** Start of Source excerpt **
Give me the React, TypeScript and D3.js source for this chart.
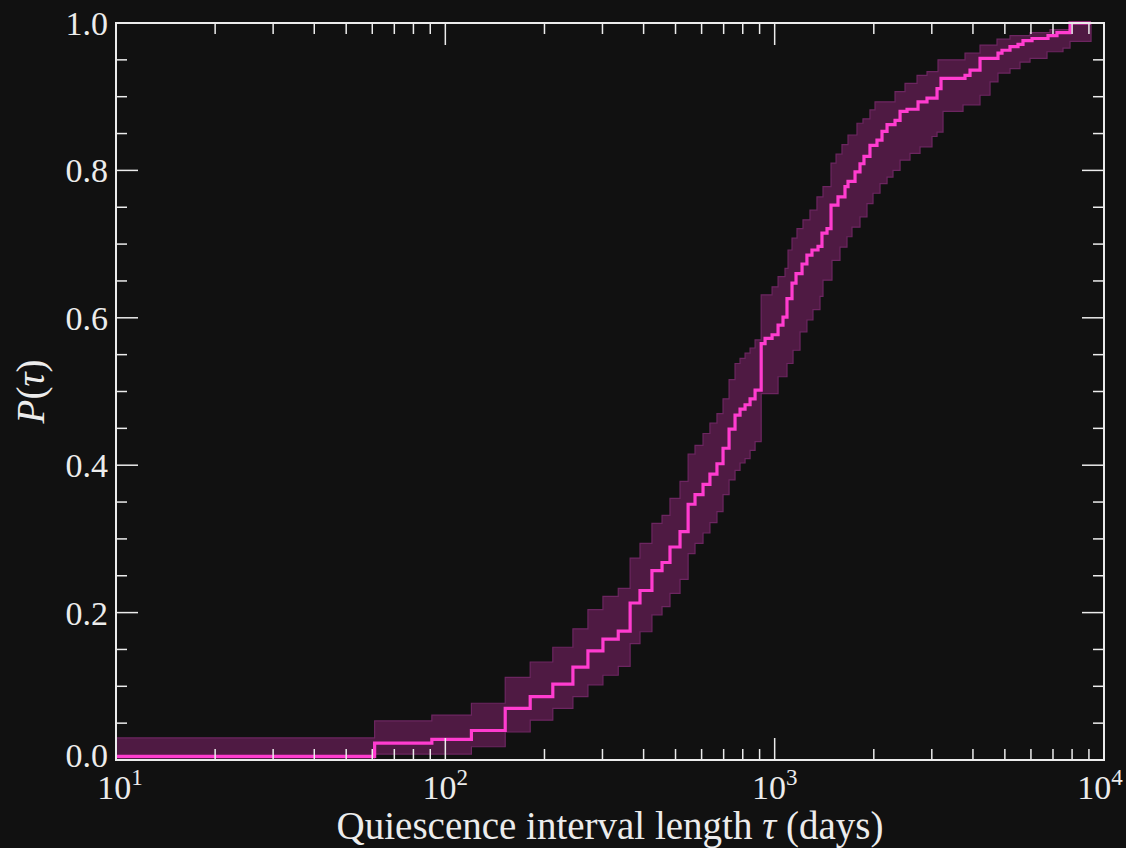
import React, { useEffect } from "react";
import * as d3 from "d3";

// Step function (empirical CDF) — tau in days, P value after each step
const lineTau = [10, 61, 91, 120, 152, 181, 212, 244, 271, 301, 335, 364, 390, 424, 455, 481, 516, 546, 573, 606, 636, 668, 697, 727, 758, 785, 813, 842, 872, 910, 935, 982, 1024, 1060, 1090, 1129, 1161, 1211, 1253, 1298, 1354, 1392, 1442, 1483, 1557, 1635, 1670, 1754, 1816, 1867, 1947, 2045, 2118, 2194, 2320, 2403, 2523, 2725, 2901, 3112, 3200, 3784, 3919, 4203, 4766, 4901, 5183, 5481, 5676, 6046, 6761, 7199, 7886];
const lineP = [0.005, 0.023, 0.028, 0.040, 0.070, 0.086, 0.103, 0.126, 0.148, 0.164, 0.175, 0.213, 0.230, 0.257, 0.268, 0.289, 0.310, 0.347, 0.360, 0.374, 0.388, 0.402, 0.423, 0.449, 0.468, 0.476, 0.482, 0.490, 0.502, 0.565, 0.572, 0.577, 0.590, 0.601, 0.626, 0.647, 0.660, 0.673, 0.685, 0.692, 0.697, 0.715, 0.721, 0.753, 0.764, 0.778, 0.785, 0.798, 0.809, 0.819, 0.834, 0.841, 0.853, 0.862, 0.868, 0.880, 0.883, 0.893, 0.898, 0.911, 0.925, 0.929, 0.936, 0.952, 0.959, 0.963, 0.968, 0.971, 0.976, 0.979, 0.983, 0.987, 1.0];

// Upper edge of confidence band
const upperTau = [10, 61, 91, 120, 152, 181, 212, 244, 271, 301, 335, 364, 390, 424, 455, 481, 516, 546, 573, 606, 636, 668, 697, 727, 758, 785, 813, 842, 872, 910, 982, 1024, 1075, 1098, 1129, 1169, 1219, 1280, 1344, 1402, 1483, 1536, 1601, 1670, 1778, 1854, 1947, 2017, 2320, 2488, 2706, 2901, 3133, 3784, 4203, 4733, 5183, 5962, 6857, 7886];
const upperP = [0.030, 0.053, 0.061, 0.077, 0.112, 0.133, 0.153, 0.178, 0.204, 0.222, 0.233, 0.274, 0.294, 0.321, 0.332, 0.355, 0.378, 0.415, 0.427, 0.443, 0.457, 0.470, 0.490, 0.516, 0.538, 0.545, 0.552, 0.559, 0.570, 0.631, 0.642, 0.656, 0.667, 0.692, 0.708, 0.721, 0.733, 0.746, 0.764, 0.778, 0.810, 0.822, 0.835, 0.848, 0.864, 0.870, 0.882, 0.893, 0.907, 0.918, 0.929, 0.934, 0.950, 0.959, 0.970, 0.978, 0.983, 0.987, 0.991, 1.0];

// Lower edge of confidence band
const lowerTau = [10, 61, 120, 152, 181, 212, 244, 271, 301, 335, 364, 390, 424, 455, 481, 516, 546, 573, 606, 636, 668, 697, 727, 758, 785, 813, 842, 872, 910, 1024, 1090, 1137, 1194, 1253, 1307, 1373, 1402, 1493, 1579, 1658, 1717, 1816, 1907, 1989, 2089, 2194, 2287, 2403, 2576, 2763, 3004, 3112, 3245, 3732, 4203, 4508, 4766, 5183, 5558, 5962, 6714, 7508, 7886];
const lowerP = [0.0, 0.008, 0.018, 0.038, 0.054, 0.070, 0.086, 0.102, 0.115, 0.127, 0.158, 0.174, 0.197, 0.208, 0.226, 0.245, 0.280, 0.294, 0.308, 0.322, 0.337, 0.360, 0.380, 0.393, 0.403, 0.409, 0.420, 0.432, 0.497, 0.520, 0.538, 0.556, 0.581, 0.597, 0.611, 0.629, 0.651, 0.678, 0.696, 0.710, 0.723, 0.737, 0.755, 0.769, 0.782, 0.791, 0.800, 0.814, 0.823, 0.832, 0.846, 0.852, 0.880, 0.889, 0.902, 0.920, 0.932, 0.938, 0.947, 0.952, 0.961, 0.966, 0.975];

const tauEnd = 9134;
const xTickExps = [1, 2, 3, 4];
const yTicks = [0, 0.2, 0.4, 0.6, 0.8, 1.0];

const W = 1126, H = 848;
const M = { left: 116, right: 1104, top: 23, bottom: 760 };
const BG = "#111111";
const FG = "#ececec";
const LINE = "#ff3ccf";
const FONT = "'Liberation Serif', 'DejaVu Serif', serif";

function stepAt(taus: number[], ps: number[], t: number) {
  let v = ps[0];
  for (let i = 0; i < taus.length; i++) {
    if (taus[i] <= t) v = ps[i];
  }
  return v;
}

export default function App() {
  useEffect(() => {
    document.body.style.margin = "0";
    document.body.style.background = BG;
  }, []);

  const x = d3.scaleLog().domain([10, 1e4]).range([M.left, M.right]);
  const y = d3.scaleLinear().domain([0, 1]).range([M.bottom, M.top]);

  const linePts: [number, number][] = lineTau.map((t, i) => [t, lineP[i]]);
  linePts.push([tauEnd, lineP[lineP.length - 1]]);
  const lineGen = d3
    .line<[number, number]>()
    .x((d) => x(d[0]))
    .y((d) => y(d[1]))
    .curve(d3.curveStepAfter);

  const bandTaus = Array.from(new Set([...upperTau, ...lowerTau])).sort((a, b) => a - b);
  const bandPts = bandTaus.map((t) => ({ t, lo: stepAt(lowerTau, lowerP, t), hi: stepAt(upperTau, upperP, t) }));
  bandPts.push({ t: tauEnd, lo: lowerP[lowerP.length - 1], hi: upperP[upperP.length - 1] });
  const areaGen = d3
    .area<{ t: number; lo: number; hi: number }>()
    .x((d) => x(d.t))
    .y0((d) => y(d.lo))
    .y1((d) => y(d.hi))
    .curve(d3.curveStepAfter);

  const majorLen = 22, minorLen = 11;
  const xMinor: number[] = [];
  for (let e = 1; e < 4; e++) for (let m = 2; m <= 9; m++) xMinor.push(m * Math.pow(10, e));
  const yMinor: number[] = d3.range(0, 1.0001, 0.05).filter((v) => Math.abs(v * 5 - Math.round(v * 5)) > 1e-6);

  return (
    <svg width={W} height={H} style={{ display: "block", background: BG }}>
      <rect x={0} y={0} width={W} height={H} fill={BG} />
      <path d={areaGen(bandPts) || ""} fill="#4f1a43" stroke="#6c2660" strokeWidth={1.2} />
      <path d={lineGen(linePts) || ""} fill="none" stroke={LINE} strokeWidth={3.2} />

      <g stroke={FG} strokeWidth={1.5}>
        {xTickExps.map((e) => {
          const xv = x(Math.pow(10, e));
          return (
            <g key={"xm" + e}>
              <line x1={xv} x2={xv} y1={M.bottom} y2={M.bottom - majorLen} />
              <line x1={xv} x2={xv} y1={M.top} y2={M.top + majorLen} />
            </g>
          );
        })}
        {xMinor.map((v, i) => (
          <g key={"xn" + i}>
            <line x1={x(v)} x2={x(v)} y1={M.bottom} y2={M.bottom - minorLen} />
            <line x1={x(v)} x2={x(v)} y1={M.top} y2={M.top + minorLen} />
          </g>
        ))}
        {yTicks.map((v) => (
          <g key={"ym" + v}>
            <line x1={M.left} x2={M.left + majorLen} y1={y(v)} y2={y(v)} />
            <line x1={M.right} x2={M.right - majorLen} y1={y(v)} y2={y(v)} />
          </g>
        ))}
        {yMinor.map((v, i) => (
          <g key={"yn" + i}>
            <line x1={M.left} x2={M.left + minorLen} y1={y(v)} y2={y(v)} />
            <line x1={M.right} x2={M.right - minorLen} y1={y(v)} y2={y(v)} />
          </g>
        ))}
      </g>
      <rect
        x={M.left}
        y={M.top}
        width={M.right - M.left}
        height={M.bottom - M.top}
        fill="none"
        stroke={FG}
        strokeWidth={2}
      />

      <g fill={FG} fontFamily={FONT}>
        {yTicks.map((v) => (
          <text key={"yl" + v} x={M.left - 8} y={y(v) - (v === 0 ? 5 : 0)} dy="0.35em" textAnchor="end" fontSize={34}>
            {v.toFixed(1)}
          </text>
        ))}
        {xTickExps.map((e) => (
          <text
            key={"xl" + e}
            x={x(Math.pow(10, e)) + (e === 1 ? 4 : e === 4 ? -4 : 0)}
            y={799}
            textAnchor="middle"
            fontSize={34}
          >
            10
            <tspan dy={-14} fontSize={23}>
              {e}
            </tspan>
          </text>
        ))}
        <text x={(M.left + M.right) / 2} y={839} textAnchor="middle" fontSize={39}>
          Quiescence interval length <tspan fontStyle="italic">τ</tspan> (days)
        </text>
        <text transform={`translate(44, ${(M.top + M.bottom) / 2}) rotate(-90)`} textAnchor="middle" fontSize={39}>
          <tspan fontStyle="italic">P</tspan>(<tspan fontStyle="italic">τ</tspan>)
        </text>
      </g>
    </svg>
  );
}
** End of Source excerpt **
Leave out any pictures, please, and quote only the lines from the top of the data through the line that contains "import * as".

Written solution.
Give me the React, TypeScript and D3.js source for this chart.
import React, { useEffect } from "react";
import * as d3 from "d3";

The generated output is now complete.